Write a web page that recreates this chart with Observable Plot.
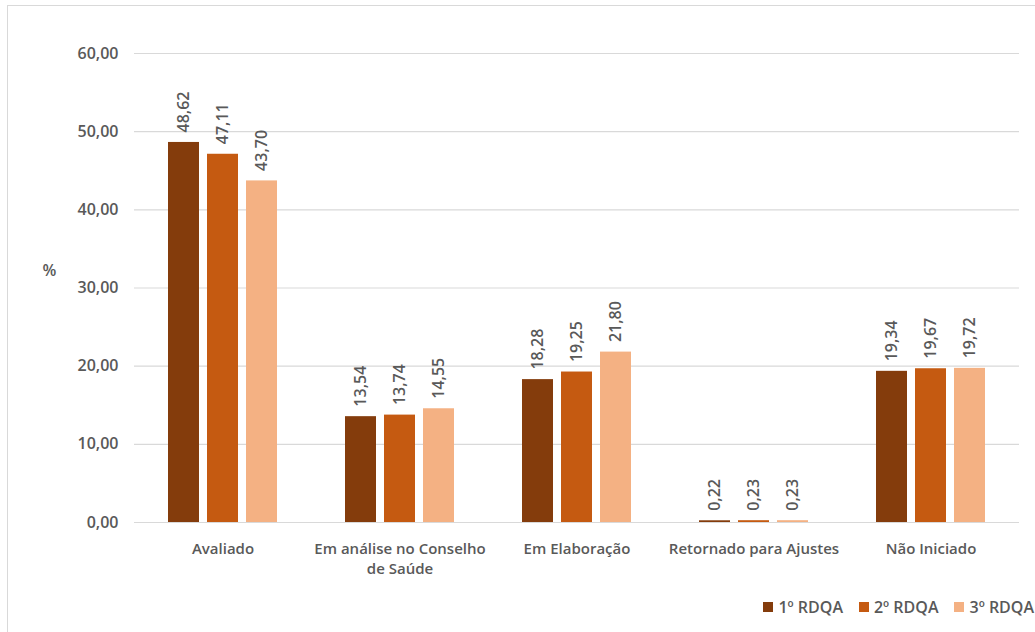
<!DOCTYPE html>
<html>
<head>
<meta charset="utf-8">
<script src="https://cdn.jsdelivr.net/npm/d3@7"></script>
<script src="https://cdn.jsdelivr.net/npm/@observablehq/plot@0.6"></script>
<style>
  html, body { margin: 0; padding: 0; background: #fff; }
  body { width: 1035px; height: 632px; overflow: hidden; position: relative; font-family: "Open Sans", sans-serif; }
  #frame { position: absolute; left: 7px; top: 5px; width: 1040px; height: 640px; border: 1px solid #d9d9d9; box-sizing: border-box; pointer-events: none; }
  #chart { position: absolute; left: 0; top: 0; }
  #legend { position: absolute; left: 0; top: 597px; width: 1034px; height: 20px; display: flex; justify-content: flex-end; align-items: center; font-size: 16px; font-weight: 600; color: #595959; }
  .item { display: flex; align-items: center; margin-left: 16px; }
  .sw { width: 10px; height: 10px; margin-right: 5px; }
</style>
</head>
<body>
<div id="chart"></div>
<div id="legend"></div>
<div id="frame"></div>
<script>
const categories = ["Avaliado", "Em análise no Conselho de Saúde", "Em Elaboração", "Retornado para Ajustes", "Não Iniciado"];
const categoryLabels = ["Avaliado", "Em análise no Conselho\nde Saúde", "Em Elaboração", "Retornado para Ajustes", "Não Iniciado"];
const series = ["1º RDQA", "2º RDQA", "3º RDQA"];
const rdqa1 = [48.62, 13.54, 18.28, 0.22, 19.34];
const rdqa2 = [47.11, 13.74, 19.25, 0.23, 19.67];
const rdqa3 = [43.70, 14.55, 21.80, 0.23, 19.72];
const colors = ["#843C0C", "#C55A11", "#F4B183"];
const yTicks = [0, 10, 20, 30, 40, 50, 60];

const values = [rdqa1, rdqa2, rdqa3];
const data = categories.flatMap((c, i) => series.map((s, j) => ({cat: c, series: s, value: values[j][i]})));
const fmt = v => v.toFixed(2).replace(".", ",");
const labelOf = c => categoryLabels[categories.indexOf(c)];

const chart = Plot.plot({
  width: 1035,
  height: 590,
  marginTop: 53,
  marginBottom: 68,
  marginLeft: 133,
  marginRight: 16,
  style: {fontFamily: "'Open Sans', sans-serif", fontSize: "16px", fontWeight: 600, color: "#595959", background: "transparent"},
  y: {domain: [0, 60]},
  fx: {domain: categories, padding: 0, label: null},
  x: {domain: series, paddingInner: 0.2, paddingOuter: 0.855, axis: null},
  color: {domain: series, range: colors},
  marks: [
    Plot.ruleY(yTicks, {stroke: "#d9d9d9", strokeWidth: 1.2}),
    Plot.axisY(yTicks, {tickSize: 0, tickPadding: 16, tickFormat: fmt, label: null, fontSize: 16}),
    Plot.text([{cat: categories[0], t: "%"}], {fx: "cat", text: "t", frameAnchor: "left", dx: -92, dy: -17, fontSize: 16}),
    Plot.barY(data, {fx: "cat", x: "series", y: "value", fill: "series"}),
    Plot.text(data, {fx: "cat", x: "series", y: "value", text: d => fmt(d.value), rotate: -90, textAnchor: "start", dy: -10, fontSize: 16}),
    Plot.axisFx({anchor: "bottom", tickSize: 0, tickPadding: 17, tickFormat: labelOf, label: null, lineHeight: 1.35, fontSize: 15})
  ]
});
document.getElementById("chart").appendChild(chart);

const legend = document.getElementById("legend");
series.forEach((s, j) => {
  const item = document.createElement("div");
  item.className = "item";
  const sw = document.createElement("div");
  sw.className = "sw";
  sw.style.background = colors[j];
  const t = document.createElement("span");
  t.textContent = s;
  item.appendChild(sw);
  item.appendChild(t);
  legend.appendChild(item);
});
</script>
</body>
</html>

» **What you need to do**
Without the pictures, output the full listing exactly as it stands.

» **Solution for this problem**
Write a web page that recreates this chart with Observable Plot.
<!DOCTYPE html>
<html>
<head>
<meta charset="utf-8">
<script src="https://cdn.jsdelivr.net/npm/d3@7"></script>
<script src="https://cdn.jsdelivr.net/npm/@observablehq/plot@0.6"></script>
<style>
  html, body { margin: 0; padding: 0; background: #fff; }
  body { width: 1035px; height: 632px; overflow: hidden; position: relative; font-family: "Open Sans", sans-serif; }
  #frame { position: absolute; left: 7px; top: 5px; width: 1040px; height: 640px; border: 1px solid #d9d9d9; box-sizing: border-box; pointer-events: none; }
  #chart { position: absolute; left: 0; top: 0; }
  #legend { position: absolute; left: 0; top: 597px; width: 1034px; height: 20px; display: flex; justify-content: flex-end; align-items: center; font-size: 16px; font-weight: 600; color: #595959; }
  .item { display: flex; align-items: center; margin-left: 16px; }
  .sw { width: 10px; height: 10px; margin-right: 5px; }
</style>
</head>
<body>
<div id="chart"></div>
<div id="legend"></div>
<div id="frame"></div>
<script>
const categories = ["Avaliado", "Em análise no Conselho de Saúde", "Em Elaboração", "Retornado para Ajustes", "Não Iniciado"];
const categoryLabels = ["Avaliado", "Em análise no Conselho\nde Saúde", "Em Elaboração", "Retornado para Ajustes", "Não Iniciado"];
const series = ["1º RDQA", "2º RDQA", "3º RDQA"];
const rdqa1 = [48.62, 13.54, 18.28, 0.22, 19.34];
const rdqa2 = [47.11, 13.74, 19.25, 0.23, 19.67];
const rdqa3 = [43.70, 14.55, 21.80, 0.23, 19.72];
const colors = ["#843C0C", "#C55A11", "#F4B183"];
const yTicks = [0, 10, 20, 30, 40, 50, 60];

const values = [rdqa1, rdqa2, rdqa3];
const data = categories.flatMap((c, i) => series.map((s, j) => ({cat: c, series: s, value: values[j][i]})));
const fmt = v => v.toFixed(2).replace(".", ",");
const labelOf = c => categoryLabels[categories.indexOf(c)];

const chart = Plot.plot({
  width: 1035,
  height: 590,
  marginTop: 53,
  marginBottom: 68,
  marginLeft: 133,
  marginRight: 16,
  style: {fontFamily: "'Open Sans', sans-serif", fontSize: "16px", fontWeight: 600, color: "#595959", background: "transparent"},
  y: {domain: [0, 60]},
  fx: {domain: categories, padding: 0, label: null},
  x: {domain: series, paddingInner: 0.2, paddingOuter: 0.855, axis: null},
  color: {domain: series, range: colors},
  marks: [
    Plot.ruleY(yTicks, {stroke: "#d9d9d9", strokeWidth: 1.2}),
    Plot.axisY(yTicks, {tickSize: 0, tickPadding: 16, tickFormat: fmt, label: null, fontSize: 16}),
    Plot.text([{cat: categories[0], t: "%"}], {fx: "cat", text: "t", frameAnchor: "left", dx: -92, dy: -17, fontSize: 16}),
    Plot.barY(data, {fx: "cat", x: "series", y: "value", fill: "series"}),
    Plot.text(data, {fx: "cat", x: "series", y: "value", text: d => fmt(d.value), rotate: -90, textAnchor: "start", dy: -10, fontSize: 16}),
    Plot.axisFx({anchor: "bottom", tickSize: 0, tickPadding: 17, tickFormat: labelOf, label: null, lineHeight: 1.35, fontSize: 15})
  ]
});
document.getElementById("chart").appendChild(chart);

const legend = document.getElementById("legend");
series.forEach((s, j) => {
  const item = document.createElement("div");
  item.className = "item";
  const sw = document.createElement("div");
  sw.className = "sw";
  sw.style.background = colors[j];
  const t = document.createElement("span");
  t.textContent = s;
  item.appendChild(sw);
  item.appendChild(t);
  legend.appendChild(item);
});
</script>
</body>
</html>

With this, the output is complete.